Credit: Tourism Snowy Mountains

Snowy Hydro commissions Marsden Jacob to justify Snowy 2.0

Snowy Hydro recently released a report they commissioned from Marsden Jacob Associates “NEM outlook and Snowy 2.o – Marsden Jacob Final Report.

Somehow I find the word “final” amusing especially when applied to views about electricity.

The report seems to be essentially a marketing report that explains to politicians what electricity is, how the Australian system works and why investing in Snowy 2.0 is a good idea. All in 133 pages plus appendices.

As we have said many times when looking at such reports you can normally predict the conclusion by looking at who paid for the report.
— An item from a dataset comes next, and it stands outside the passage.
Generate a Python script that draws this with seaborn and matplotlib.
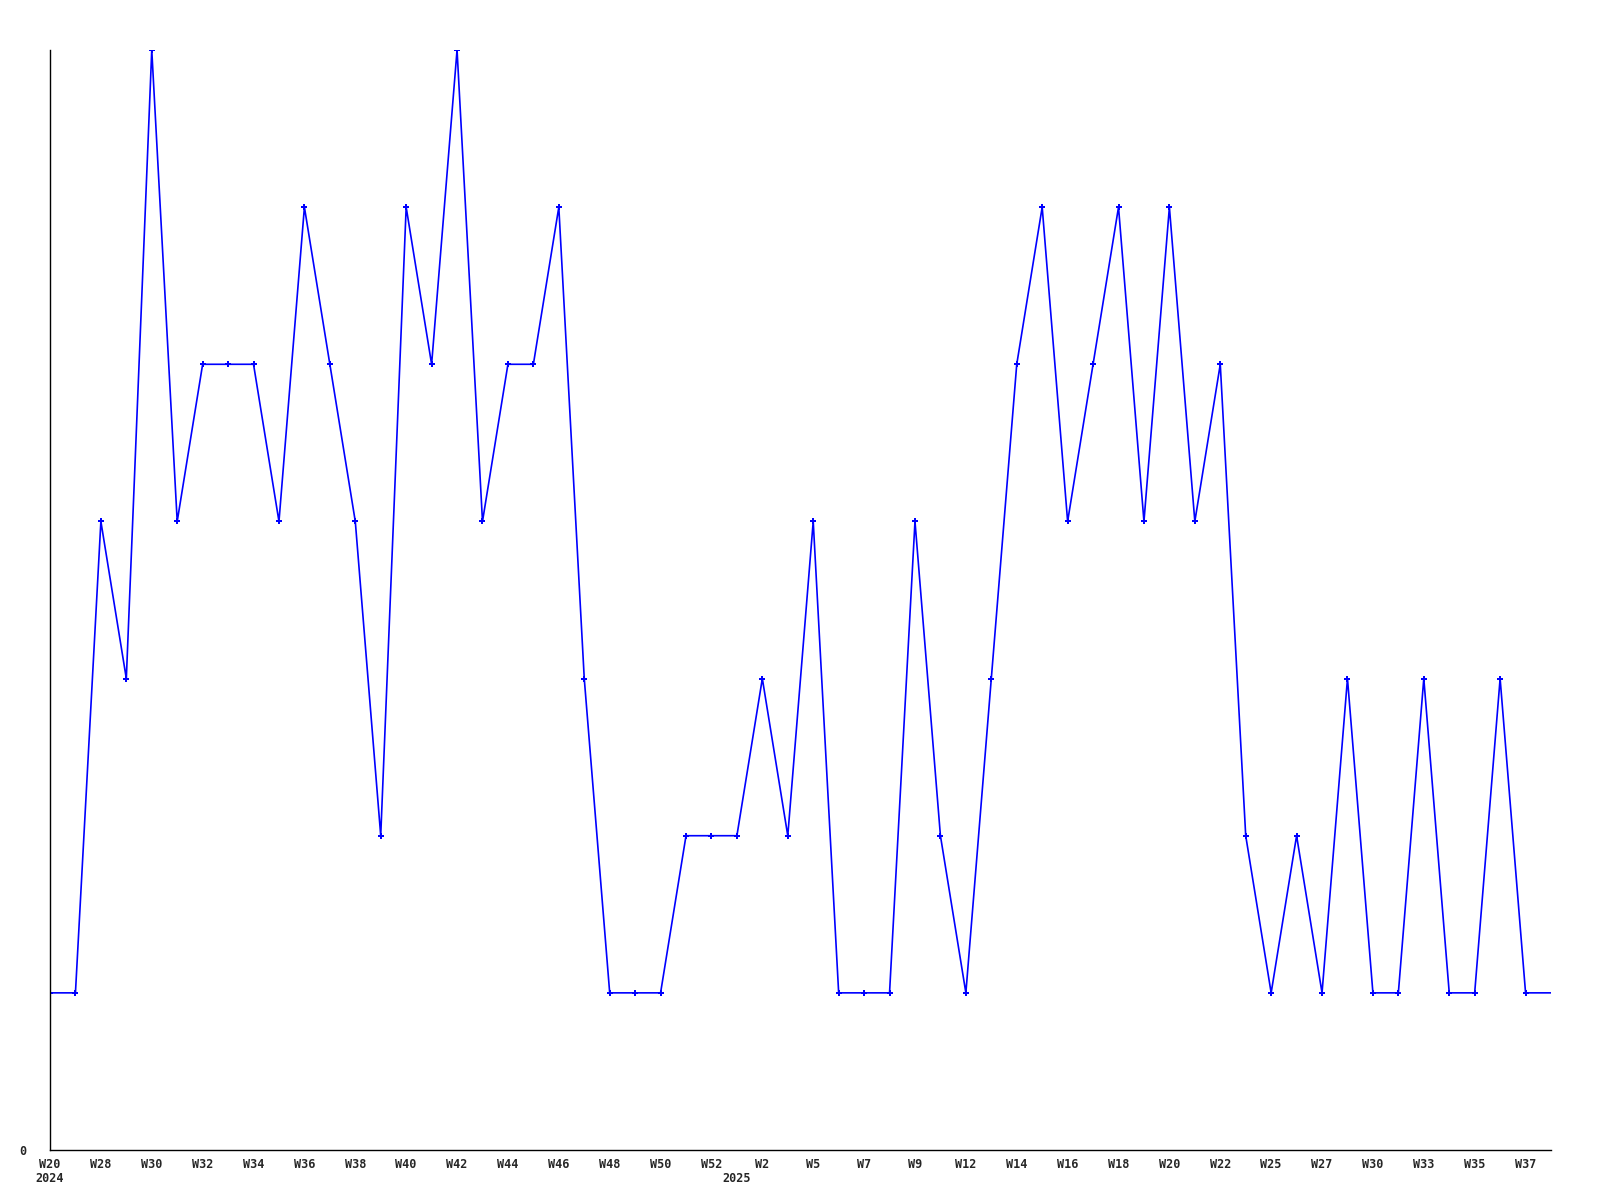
import matplotlib
matplotlib.use("Agg")
import matplotlib.pyplot as plt
import matplotlib.transforms as mtransforms
import seaborn as sns
import pandas as pd
import numpy as np

# weekly counts, W20 2024 .. W38 2025 (weeks without data are skipped)
weeks = ["W20", "W21", "W28", "W29", "W30", "W31", "W32", "W33", "W34", "W35",
         "W36", "W37", "W38", "W39", "W40", "W41", "W42", "W43", "W44", "W45",
         "W46", "W47", "W48", "W49", "W50", "W51", "W52", "W1", "W2", "W4",
         "W5", "W6", "W7", "W8", "W9", "W11", "W12", "W13", "W14", "W15",
         "W16", "W17", "W18", "W19", "W20", "W21", "W22", "W24", "W25", "W26",
         "W27", "W29", "W30", "W32", "W33", "W34", "W35", "W36", "W37", "W38"]
counts = [1, 1, 4, 3, 7, 4, 5, 5, 5, 4,
          6, 5, 4, 2, 6, 5, 7, 4, 5, 5,
          6, 3, 1, 1, 1, 2, 2, 2, 3, 2,
          4, 1, 1, 1, 4, 2, 1, 3, 5, 6,
          4, 5, 6, 4, 6, 4, 5, 2, 1, 2,
          1, 3, 1, 1, 3, 1, 1, 3, 1, 1]
years = ["2024", "2025"]
year_start = [0, 27]

df = pd.DataFrame({"idx": np.arange(len(weeks)), "count": counts})

sns.set_style("white")
plt.rcParams["font.family"] = ["DejaVu Sans Mono"]

fig = plt.figure(figsize=(16, 12), dpi=100)
ax = fig.add_axes([50 / 1600, 50 / 1200, 1501 / 1600, 1100 / 1200])

sns.lineplot(data=df, x="idx", y="count", color="#0000ff", linewidth=1.2, ax=ax)
# last (current) week has no marker
sns.scatterplot(data=df.iloc[:-1], x="idx", y="count", color="#0000ff", marker="P",
                s=16, linewidth=0, ax=ax)

ax.set_xlim(0, len(weeks) - 1)
ax.set_ylim(0, 7)
ax.set_xlabel("")
ax.set_ylabel("")

ax.set_xticks(df["idx"][::2])
ax.set_xticklabels(weeks[::2], fontsize=8.5, fontweight="bold")
ax.set_yticks([0])
ax.set_yticklabels(["0"], fontsize=8.5, fontweight="bold")
ax.tick_params(axis="both", length=0)
ax.tick_params(axis="x", pad=6)
ax.tick_params(axis="y", pad=17)

trans = mtransforms.blended_transform_factory(ax.transData, ax.transAxes)
for y, pos in zip(years, year_start):
    ax.text(pos, -0.02, y, transform=trans, ha="center", va="top",
            fontsize=8.5, fontweight="bold", clip_on=False)

for side in ["top", "right"]:
    ax.spines[side].set_visible(False)
for side in ["left", "bottom"]:
    ax.spines[side].set_color("black")
    ax.spines[side].set_linewidth(1)

fig.savefig("out.png", dpi=100)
So it was no surprise to find this report says that doing Snowy 2.0 will add $4-7 billion  of value to someone, not necessarily of course Snowy shareholders.

Whatever, this seems to be more of an economics report than a traditional modelling report. However, it’s hard to tell because of the vast amount of ground it tries to cover.

The report wants to cover the history and future development of the NEM, presents a brief didactic section on power economics (probably written more for the authors’ own benefit than that of the hopefully informed reader).

It also attempts to forecast what’s going to happen to dispatchable electricity and demand in Australia under no less than two scenarios and calculate the benefits from developing Snowy 2.0 as they seem to be in Marsden Jacob’s view of the world.

This is certainly ambitious.

On page 22 we learn that Snowy 2 is to be developed because:

“It is intended to address many of the challenges currently facing the NEM, which include firming intermittent generation, supporting the economics of existing coal-fired generation, and enhancing competition in the electricity value chain.”

It’s an interesting question as to whether we do want to support the economics of existing coal generation. I am fairly sure many readers think that we need to close those power stations as fast as can possibly be managed subject to keeping a stable power system in action.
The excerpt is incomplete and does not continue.